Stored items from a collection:
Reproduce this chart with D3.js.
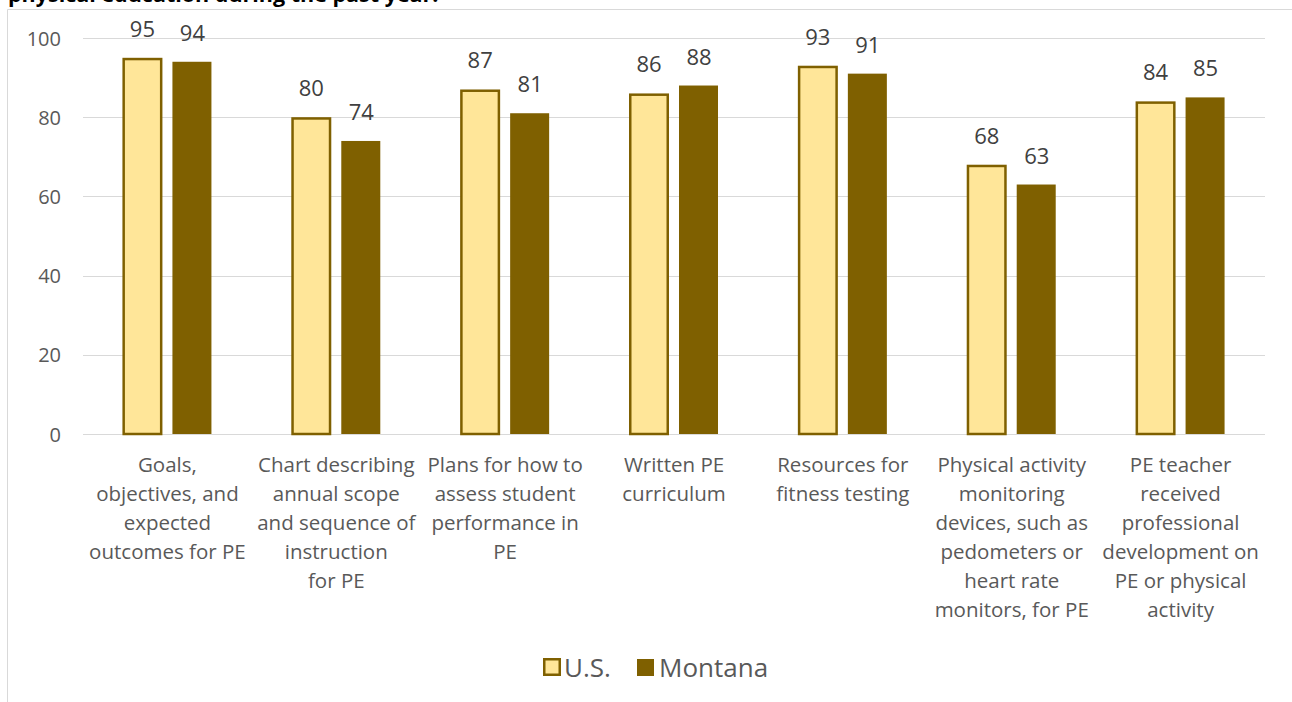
<!DOCTYPE html>
<html><head><meta charset="utf-8">
<script src="https://cdn.jsdelivr.net/npm/d3@7"></script>
<style>body{margin:0;background:#fff;} svg{display:block;font-family:"Open Sans", sans-serif;}</style>
</head><body>
<svg id="c" width="1292" height="702"></svg>
<script>
const categories = [
  ["Goals,","objectives, and","expected","outcomes for PE"],
  ["Chart describing","annual scope","and sequence of","instruction","for PE"],
  ["Plans for how to","assess student","performance in","PE"],
  ["Written PE","curriculum"],
  ["Resources for","fitness testing"],
  ["Physical activity","monitoring","devices, such as","pedometers or","heart rate","monitors, for PE"],
  ["PE teacher","received","professional","development on","PE or physical","activity"]
];
const seriesNames = ["U.S.","Montana"];
const usValues = [95,80,87,86,93,68,84];
const mtValues = [94,74,81,88,91,63,85];
const yTicks = [0,20,40,60,80,100];
const title = "physical education during the past year:";

(function(){
const svg = d3.select("#c");
const pL=83, pR=1265, pT=38, pB=434;
const x = d3.scaleBand().domain(d3.range(categories.length)).range([pL,pR]);
const y = d3.scaleLinear().domain([0,100]).range([pB,pT]);

svg.append("path").attr("d","M7.5,702 V9.5 H1292").attr("fill","none").attr("stroke","#d9d9d9").attr("stroke-width",1);
svg.append("text").attr("x",8).attr("y",1.5).attr("font-weight","bold").attr("font-size",21.5).attr("fill","#000").text(title);

svg.append("g").selectAll("line").data(yTicks).join("line")
  .attr("x1",pL).attr("x2",pR).attr("y1",d=>Math.round(y(d))+0.5).attr("y2",d=>Math.round(y(d))+0.5)
  .attr("stroke","#d9d9d9").attr("stroke-width",1);
const yAxis = d3.axisLeft(y).tickValues(yTicks).tickSize(0).tickPadding(0);
const ga = svg.append("g").attr("transform",`translate(61,0)`).call(yAxis);
ga.select(".domain").remove();
ga.selectAll("text").attr("font-size",20).attr("fill","#595959").attr("font-family","'Open Sans', sans-serif").attr("dy","0.35em");

const barW = 40, gap = 10;
const g = svg.append("g");
categories.forEach((c,i)=>{
  const cx = x(i)+x.bandwidth()/2;
  const usX = cx - gap/2 - barW, mtX = cx + gap/2;
  g.append("rect").attr("x",usX+1.25).attr("y",y(usValues[i])+1.25).attr("width",barW-2.5).attr("height",y(0)-y(usValues[i])-1.25)
    .attr("fill","#FFE699").attr("stroke","#7F6000").attr("stroke-width",2.5);
  g.append("rect").attr("x",mtX).attr("y",y(mtValues[i])).attr("width",barW-1).attr("height",y(0)-y(mtValues[i]))
    .attr("fill","#7F6000");
  g.append("text").attr("x",usX+barW/2).attr("y",y(usValues[i])-21).attr("text-anchor","middle")
    .attr("font-size",22).attr("fill","#404040").text(usValues[i]);
  g.append("text").attr("x",mtX+barW/2).attr("y",y(mtValues[i])-21).attr("text-anchor","middle")
    .attr("font-size",22).attr("fill","#404040").text(mtValues[i]);
  const t = g.append("text").attr("text-anchor","middle").attr("font-size",20.5).attr("fill","#595959");
  c.forEach((line,j)=>{
    t.append("tspan").attr("x",cx).attr("y",472+j*29).text(line);
  });
});

const lg = svg.append("g");
lg.append("rect").attr("x",544.25).attr("y",659.25).attr("width",15.5).attr("height",15.5).attr("fill","#FFE699").attr("stroke","#7F6000").attr("stroke-width",2.5);
lg.append("text").attr("x",564).attr("y",677).attr("font-size",26).attr("fill","#595959").text(seriesNames[0]);
lg.append("rect").attr("x",637).attr("y",659).attr("width",17).attr("height",17).attr("fill","#7F6000");
lg.append("text").attr("x",659).attr("y",677).attr("font-size",26).attr("fill","#595959").text(seriesNames[1]);
})();
</script>
</body></html>
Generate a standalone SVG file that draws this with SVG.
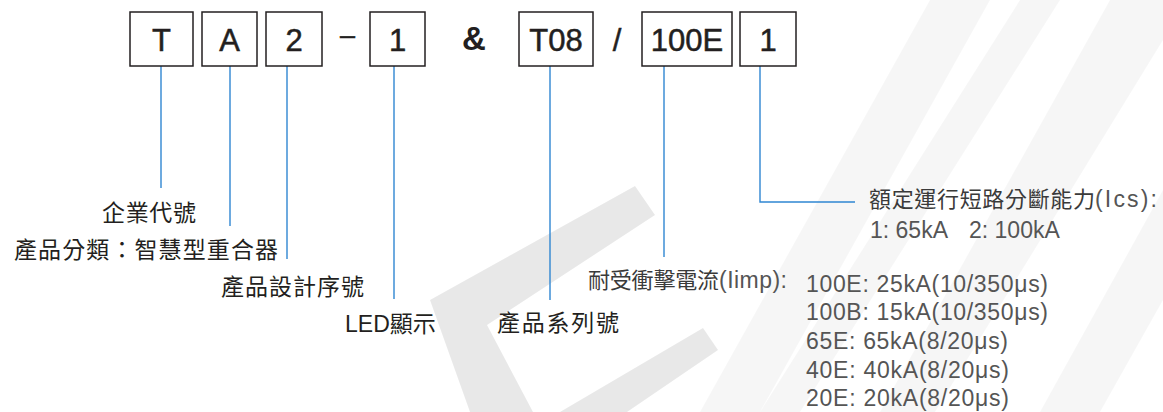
<svg xmlns="http://www.w3.org/2000/svg" width="1163" height="412" viewBox="0 0 1163 412">
<style>
.box{fill:none;stroke:#231f20;stroke-width:1.5}
.bt{font-family:"Liberation Sans",Arial,sans-serif;font-size:31px;fill:#231f20;stroke:#231f20;stroke-width:0.5;text-anchor:middle}
.amp{font-family:"Liberation Sans",Arial,sans-serif;font-size:33px;font-weight:bold;fill:#231f20;text-anchor:middle}
.lbl{font-family:"Noto Sans CJK TC","Noto Sans CJK SC",sans-serif;font-size:23px;fill:#231f20}
.lat{font-family:"Liberation Sans",Arial,sans-serif}
.rl{font-family:"Noto Sans CJK TC","Noto Sans CJK SC",sans-serif;font-size:22px;fill:#3a3a3a}
.num{font-family:"Liberation Sans",Arial,sans-serif;font-size:23px;fill:#555}
.con{fill:none;stroke:#2f86d2;stroke-width:1.4}
.wm{fill:#000;opacity:0.09}
.wm2{fill:#000;opacity:0.035}
</style>
<rect width="1163" height="412" fill="#fff"/>
<g id="watermark">
  <polygon class="wm" points="430,300 635,186 655,215 487,325 533,412 470,412"/>
  <polygon class="wm" points="560,412 703,328 718,350 627,412"/>
  <polygon class="wm2" points="700,412 760,412 990,0 930,0"/>
  <polygon class="wm2" points="880,412 935,412 1163,40 1163,-50 1110,0"/>
  <polygon class="wm2" points="1040,412 1100,412 1163,300 1163,190"/>
  <polygon class="wm2" points="760,412 800,412 1060,0 1020,0"/>
</g>
<g id="connectors">
  <line class="con" x1="161" y1="66" x2="161" y2="188"/>
  <line class="con" x1="230" y1="66" x2="230" y2="226"/>
  <line class="con" x1="287" y1="66" x2="287" y2="259"/>
  <line class="con" x1="394" y1="66" x2="394" y2="299"/>
  <line class="con" x1="550" y1="66" x2="550" y2="300"/>
  <line class="con" x1="664" y1="66" x2="664" y2="257"/>
  <polyline class="con" points="760,66 760,202 855,202"/>
</g>
<g id="box-T"><rect class="box" x="130" y="12" width="63" height="54"/><text class="bt" x="161.5" y="51">T</text></g>
<g id="box-A"><rect class="box" x="202" y="12" width="55" height="54"/><text class="bt" x="229.5" y="51">A</text></g>
<g id="box-2"><rect class="box" x="266" y="12" width="56" height="54"/><text class="bt" x="294" y="51">2</text></g>
<g id="sep-dash"><text class="bt" x="347.5" y="44" style="font-size:27px">–</text></g>
<g id="box-1"><rect class="box" x="370" y="12" width="55" height="54"/><text class="bt" x="397.5" y="51">1</text></g>
<g id="sep-amp"><text class="amp" x="474" y="50">&amp;</text></g>
<g id="box-T08"><rect class="box" x="519" y="12" width="74" height="54"/><text class="bt" x="556" y="51">T08</text></g>
<g id="sep-slash"><text class="bt" x="617" y="51">/</text></g>
<g id="box-100E"><rect class="box" x="642" y="12" width="90" height="54"/><text class="bt" x="687" y="51">100E</text></g>
<g id="box-1b"><rect class="box" x="740" y="12" width="56" height="54"/><text class="bt" x="768" y="51">1</text></g>

<g id="label-company"><text class="lbl" x="102" y="221" textLength="94">企業代號</text></g>
<g id="label-category"><text class="lbl" x="14" y="258" textLength="264">產品分類：智慧型重合器</text></g>
<g id="label-design"><text class="lbl" x="221" y="295" textLength="143">產品設計序號</text></g>
<g id="label-led"><text class="lbl" x="345" y="332"><tspan class="lat">LED</tspan>顯示</text></g>
<g id="label-series"><text class="lbl" x="497" y="331" textLength="122">產品系列號</text></g>
<g id="label-imp">
  <text class="rl" x="588" y="288" textLength="131">耐受衝擊電流</text>
  <text class="num" x="719" y="288" textLength="68">(Iimp):</text>
  <text class="num" x="806" y="291.5" textLength="242">100E: 25kA(10/350μs)</text>
  <text class="num" x="806" y="320" textLength="242">100B: 15kA(10/350μs)</text>
  <text class="num" x="806" y="349" textLength="202">65E: 65kA(8/20μs)</text>
  <text class="num" x="806" y="377.5" textLength="203">40E: 40kA(8/20μs)</text>
  <text class="num" x="806" y="406" textLength="203">20E: 20kA(8/20μs)</text>
</g>
<g id="label-ics">
  <text class="rl" x="869" y="207" textLength="226">額定運行短路分斷能力</text>
  <text class="num" x="1095" y="207" textLength="62">(Ics):</text>
  <text class="num" x="870" y="238">1: 65kA</text>
  <text class="num" x="969" y="238">2: 100kA</text>
</g>
</svg>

=== Goal ===
Print, exactly as written, the lines above from the first one to the one containing "const y = d3.scaleLinear().domain([0,100]).range([pB,pT]);". Leave out pictures.

=== Written response ===
Reproduce this chart with D3.js.
<!DOCTYPE html>
<html><head><meta charset="utf-8">
<script src="https://cdn.jsdelivr.net/npm/d3@7"></script>
<style>body{margin:0;background:#fff;} svg{display:block;font-family:"Open Sans", sans-serif;}</style>
</head><body>
<svg id="c" width="1292" height="702"></svg>
<script>
const categories = [
  ["Goals,","objectives, and","expected","outcomes for PE"],
  ["Chart describing","annual scope","and sequence of","instruction","for PE"],
  ["Plans for how to","assess student","performance in","PE"],
  ["Written PE","curriculum"],
  ["Resources for","fitness testing"],
  ["Physical activity","monitoring","devices, such as","pedometers or","heart rate","monitors, for PE"],
  ["PE teacher","received","professional","development on","PE or physical","activity"]
];
const seriesNames = ["U.S.","Montana"];
const usValues = [95,80,87,86,93,68,84];
const mtValues = [94,74,81,88,91,63,85];
const yTicks = [0,20,40,60,80,100];
const title = "physical education during the past year:";

(function(){
const svg = d3.select("#c");
const pL=83, pR=1265, pT=38, pB=434;
const x = d3.scaleBand().domain(d3.range(categories.length)).range([pL,pR]);
const y = d3.scaleLinear().domain([0,100]).range([pB,pT]);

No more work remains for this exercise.